Interview with Bobby Benson Radio Cowboy Ivan Cury

Illustration of Bobby Benson from the H-Bar-O Rangers

Ivan Cury wanted to be an actor from the word "go." He was born and raised on Manhattan's Upper West Side of parents who immigrated to America. "My dad came from Russia, my mother from either Poland or Austria, depending on which army occupied the land."

At the age of 4, he tried to get a box office cashier to let him into a theater. Six more years went by before he had a chance to try out for a show, but during those years he studied music, dancing, acting -- anything he could to prepare himself. In 1948 at the age of 10 1/2, he won his first role on Let's Pretend. It would be six months before he got his next chance.

He then played the young Joseph Jefferson, opposite Walter Hampton's Abraham Lincoln, on Cavalcade of America. At this tender age he had to learn a lot about living. "Nothing you wouldn't have learned in 10 or 15 years," Cury says.

For the REPS meeting, Cury played cuts from this show, and The Electric Theatre, in which he played Helen Hayes' son. Cury's father had come into the studio and was amazed to see the great actress off by herself working on her script. "How lucky I was to be there," Cury told us.

Cury, of course, is most asked about Bobby Benson and the B-Bar-B Riders. In 1949, producer Herb Rice wanted to resurrect this show, which had previously been broadcast from 1932 to 1936, and Cury won the role of Bobby. Rice renamed the ranch "The B-Bar-B."

During the second year of the show, Cury celebrated his bar mitzvah. Cury recalled, "A cast member whispered 'B-Bar-Mitzvah' to me just before we went on the air, and I broke up laughing all through my on-air 'B-Bar-BEEE' lines."

Don Knotts (Windy Wales on the show) was the second youngest cast member to Cury. Knotts was then in his 20s. Cury, who grew up not eating shrimp, had his first one at the urging of Knotts. "I had another one with him recently."

Herb Rice always pushed the personal appearances of his young star, and Cury appeared in parades, rodeos and festivals throughout the East Coast, riding horseback and wearing western garb. "As a New York boy, I learned about the west through Bobby Benson. I'll never forget riding a stallion behind a mare in heat."

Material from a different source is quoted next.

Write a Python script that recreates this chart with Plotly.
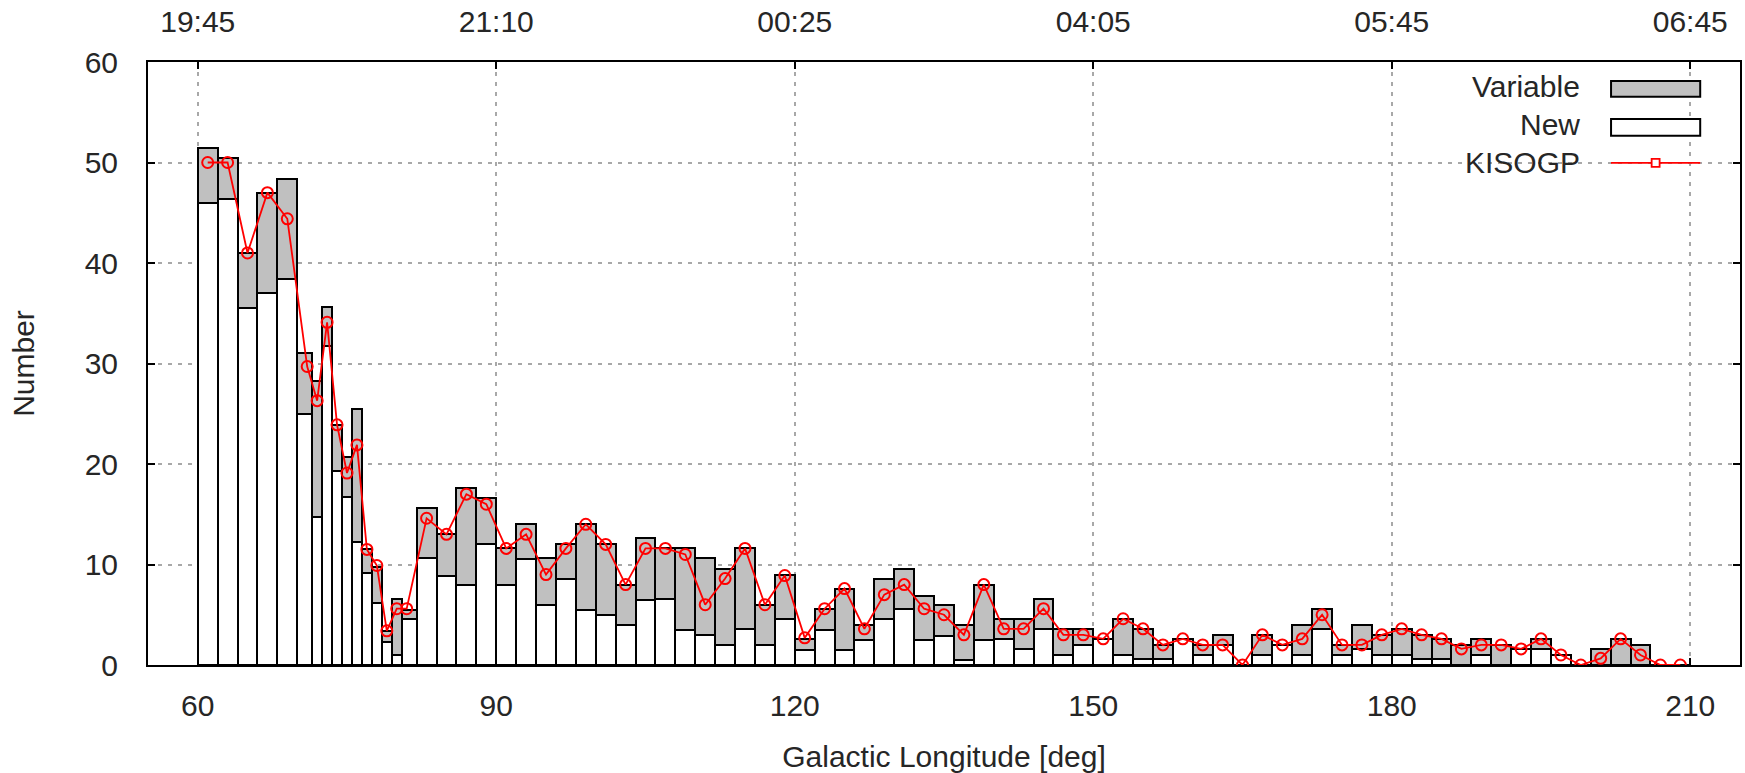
import plotly.graph_objects as go

# ---- data ----
bin_edges = [60, 62, 64, 66, 68, 70, 71.5, 72.5, 73.5, 74.5, 75.5, 76.5, 77.5, 78.5,
             79.5, 80.5, 82, 84, 86, 88, 90, 92, 94, 96, 98, 100, 102, 104, 106, 108,
             110, 112, 114, 116, 118, 120, 122, 124, 126, 128, 130, 132, 134, 136, 138,
             140, 142, 144, 146, 148, 150, 152, 154, 156, 158, 160, 162, 164, 166, 168,
             170, 172, 174, 176, 178, 180, 182, 184, 186, 188, 190, 192, 194, 196, 198,
             200, 202, 204, 206, 208, 210]

new_counts = [46.0, 46.4, 35.5, 37.0, 38.4, 25.0, 14.7, 31.7, 19.3, 16.7, 12.2, 9.2, 6.2,
              2.3, 1.0, 4.6, 10.6, 8.9, 8.0, 12.0, 8.0, 10.5, 6.0, 8.6, 5.5, 5.0, 4.0,
              6.5, 6.6, 3.5, 3.0, 2.0, 3.6, 2.0, 4.6, 1.5, 3.5, 1.5, 2.5, 4.6, 5.6, 2.5,
              2.9, 0.5, 2.5, 2.6, 1.6, 3.6, 1.0, 2.0, 2.6, 1.0, 0.6, 0.6, 2.6, 1.0, 2.0,
              0.0, 1.0, 2.0, 1.0, 3.6, 1.0, 1.6, 1.0, 1.0, 0.6, 0.6, 0.0, 1.0, 0.0, 1.6,
              1.6, 1.0, 0.0, 0.0, 0.0, 0.0, 0.0, 0.0]

variable_counts = [5.4, 4.0, 5.5, 10.0, 10.0, 6.0, 13.6, 3.9, 4.6, 4.0, 13.3, 2.3, 3.6,
                   1.1, 5.6, 0.9, 5.0, 4.1, 9.6, 4.6, 3.6, 3.5, 4.6, 3.4, 8.5, 7.0, 4.0,
                   6.1, 5.0, 8.1, 7.6, 7.6, 8.0, 4.0, 4.4, 1.1, 2.1, 6.1, 1.5, 4.0, 4.0,
                   4.4, 3.1, 3.5, 5.5, 2.0, 3.0, 3.0, 2.6, 1.6, 0.0, 3.6, 3.0, 1.4, 0.0,
                   1.0, 1.0, 0.0, 2.0, 0.0, 3.0, 2.0, 1.0, 2.4, 2.0, 2.6, 2.4, 2.0, 2.0,
                   1.6, 2.0, 0.0, 1.0, 0.0, 0.0, 1.6, 2.6, 2.0, 0.0, 0.0]

kisogp_lon = [61, 63, 65, 67, 69, 71, 72, 73, 74, 75, 76, 77, 78, 79, 80, 81, 83, 85, 87,
              89, 91, 93, 95, 97, 99, 101, 103, 105, 107, 109, 111, 113, 115, 117, 119,
              121, 123, 125, 127, 129, 131, 133, 135, 137, 139, 141, 143, 145, 147, 149,
              151, 153, 155, 157, 159, 161, 163, 165, 167, 169, 171, 173, 175, 177, 179,
              181, 183, 185, 187, 189, 191, 193, 195, 197, 199, 201, 203, 205, 207, 209]

kisogp_counts = [50, 50, 41, 47, 44.4, 29.7, 26.3, 34.1, 23.9, 19.1, 21.9, 11.5, 9.9, 3.4,
                 5.6, 5.6, 14.6, 13.0, 17.0, 16.0, 11.6, 13.0, 9.0, 11.6, 14.0, 12.0, 8.0,
                 11.6, 11.6, 11.0, 6.0, 8.6, 11.6, 6.0, 8.9, 2.7, 5.6, 7.6, 3.6, 7.0, 8.0,
                 5.6, 5.0, 3.0, 8.0, 3.6, 3.6, 5.6, 3.0, 3.0, 2.6, 4.6, 3.6, 2.0, 2.6, 2.0,
                 2.0, 0.0, 3.0, 2.0, 2.6, 5.0, 2.0, 2.0, 3.0, 3.6, 3.0, 2.6, 1.6, 2.0, 2.0,
                 1.6, 2.6, 1.0, 0.0, 0.66, 2.6, 1.0, 0.0, 0.0]

x_ticks = [60, 90, 120, 150, 180, 210]
top_tick_labels = ["19:45", "21:10", "00:25", "04:05", "05:45", "06:45"]
y_ticks = [0, 10, 20, 30, 40, 50, 60]

# ---- derived bar geometry ----
centers = [(a + b) / 2 for a, b in zip(bin_edges[:-1], bin_edges[1:])]
widths = [b - a for a, b in zip(bin_edges[:-1], bin_edges[1:])]

FONT = "Liberation Sans, Arial, sans-serif"
FS = 30
TXT = "#262626"
GRID = "#a8a8a8"

fig = go.Figure()
fig.add_trace(go.Bar(x=centers, y=new_counts, width=widths, name="New",
                     marker=dict(color="white", line=dict(color="black", width=2)),
                     showlegend=False))
fig.add_trace(go.Bar(x=centers, y=variable_counts, width=widths, name="Variable",
                     marker=dict(color="#c0c0c0", line=dict(color="black", width=2)),
                     showlegend=False))
fig.add_trace(go.Scatter(x=kisogp_lon, y=kisogp_counts, mode="lines+markers", name="KISOGP",
                         line=dict(color="#ff0000", width=1.8),
                         marker=dict(symbol="circle-open", size=11, color="#ff0000",
                                     line=dict(width=2, color="#ff0000")),
                         showlegend=False))
# invisible trace to carry the top (time) axis
fig.add_trace(go.Scatter(x=x_ticks, y=[0] * len(x_ticks), xaxis="x2", mode="markers",
                         marker=dict(opacity=0), hoverinfo="skip", showlegend=False))
# dummy trace so that the right axis is drawn
fig.add_trace(go.Scatter(x=[None], y=[None], yaxis="y2", showlegend=False, hoverinfo="skip"))

axis_common = dict(showline=True, linecolor="black", linewidth=2, mirror=False,
                   ticks="inside", ticklen=7, tickcolor="black", tickwidth=1.5,
                   tickfont=dict(family=FONT, size=FS, color=TXT),
                   showgrid=True, gridcolor=GRID, gridwidth=1.5, griddash="4px,6px",
                   zeroline=False, automargin=False)

fig.update_layout(
    width=1745, height=773,
    margin=dict(l=148, r=5, t=62, b=108),
    paper_bgcolor="white", plot_bgcolor="white",
    barmode="stack", bargap=0,
    font=dict(family=FONT, size=FS, color=TXT),
    xaxis=dict(range=[55, 215], tickvals=x_ticks, ticklabelstandoff=13,
               title=dict(text="Galactic Longitude [deg]", standoff=28,
                          font=dict(family=FONT, size=FS, color=TXT)),
               **axis_common),
    xaxis2=dict(range=[55, 215], overlaying="x", side="top", tickvals=x_ticks,
                ticktext=top_tick_labels, ticklabelstandoff=16,
                showline=True, linecolor="black", linewidth=2,
                ticks="inside", ticklen=7, tickcolor="black", tickwidth=1.5,
                tickfont=dict(family=FONT, size=FS, color=TXT),
                showgrid=False, zeroline=False, automargin=False),
    yaxis=dict(range=[0, 60], tickvals=y_ticks, ticklabelstandoff=22,
               title=dict(text="Number", standoff=41,
                          font=dict(family=FONT, size=FS, color=TXT)),
               **axis_common),
    yaxis2=dict(range=[0, 60], overlaying="y", side="right", tickvals=y_ticks,
                showticklabels=False, showline=True, linecolor="black", linewidth=2,
                ticks="inside", ticklen=7, tickcolor="black", tickwidth=1.5,
                showgrid=False, zeroline=False, automargin=False),
)

# ---- gnuplot-style key (text on the left, sample on the right) ----
shapes = [
    dict(type="rect", xref="paper", yref="paper", x0=0.807, x1=0.99, y0=0.80, y1=0.997,
         fillcolor="white", line=dict(width=0), layer="between"),
    dict(type="rect", xref="paper", yref="paper", x0=0.919, x1=0.975, y0=0.9425, y1=0.9685,
         fillcolor="#c0c0c0", line=dict(color="black", width=2)),
    dict(type="rect", xref="paper", yref="paper", x0=0.919, x1=0.975, y0=0.8779, y1=0.9056,
         fillcolor="white", line=dict(color="black", width=2)),
    dict(type="line", xref="paper", yref="paper", x0=0.919, x1=0.975, y0=0.8327, y1=0.8327,
         line=dict(color="#ff0000", width=1.8)),
    dict(type="rect", xref="paper", yref="paper", x0=0.9445, x1=0.9495, y0=0.8262, y1=0.8392,
         fillcolor="white", line=dict(color="#ff0000", width=1.8)),
]
annotations = [
    dict(text=t, xref="paper", yref="paper", x=0.9007, y=yy, xanchor="right", yanchor="middle",
         showarrow=False, font=dict(family=FONT, size=FS, color=TXT))
    for t, yy in [("Variable", 0.959), ("New", 0.8956), ("KISOGP", 0.8327)]
]
fig.update_layout(shapes=shapes, annotations=annotations)

# remove the browser's default 8px body margin so the figure fills the window exactly
fig.write_html("out.html",
               config={"displayModeBar": False},
               post_script="document.body.style.margin='0';document.body.style.overflow='hidden';")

He also will not forget visiting a boy in Poughkeepsie, New York, who had been told he was dying. As Bobby Benson, Cury urged the boy to get out and start doing things, "like Bobby Benson does."

Some time later he visited the boy again, and found him sitting in a wheelchair. As Cury approached, the boy stood up and walked towards him. "It was like a miracle, some sign of God's intervention," Cury says.

Cury was appearing in a show with Maria Riva, daughter of Marlene Dietrich, when his father came in and sat in the darkened client's booth. A woman came in and sat next to him, and they got to comparing notes about how they were both immigrants to America and how their children were both radio actors.

Cury says his father nearly fainted when the lights went on and he saw he had been talking with Marlene Dietrich.

Cury had a part in The Greatest Story Ever Told, in which Joseph Wiseman played Christ. On the air, an actor failed to come in with his line because he was so enthralled with Wiseman's powerful performance. So Wiseman, as Christ, picked up the line, prefacing it by saying, "And you will say to Me ..." and then read the actor's line with no gap in the dialogue.

When he is asked, "Don't you feel you missed your childhood?" Cury responds, "No, I knew The Shadow personally!"

When it came to crime dramas, he also worked on The FBI in Peace and War with its well-remembered "L-A-V-A" to the beat of a timpani. Cury recalled, "It was my voice saying, 'Gee, dad, where's the Lava Soap?" I was paid $60 a show.

He also did Gangbusters ("the cast played poker every minute off the mic") and Official Detective ("Hold the phone, it's time for O'Henry, public enemy number one").

With the coming of television, Cury also won juvenile roles there, including Bobby Benson, while continuing in radio, working with such young actors as David Anderson, Butch Cavell, and Sal Mineo.

He worked with director Sidney Lumet in the teleplay Crime in the Streets, and feels that Lumet "changed my life" by showing him the method actor's way of finding the real emotions of the character he is playing.

Cury's professional acting career came to an end when he started college, but he continued behind the television cameras, first as a make-up man and then into producing and directing, which he still does.

Leaving New York, where he had spent his entire acting career, Cury moved to California in the 1970s, where he has taught Communications Studies at UCLA, and now as an associate professor at California State, Los Angeles. He produces the TV commercials for Men's Wearhouse, and has written a textbook on television production used in many colleges.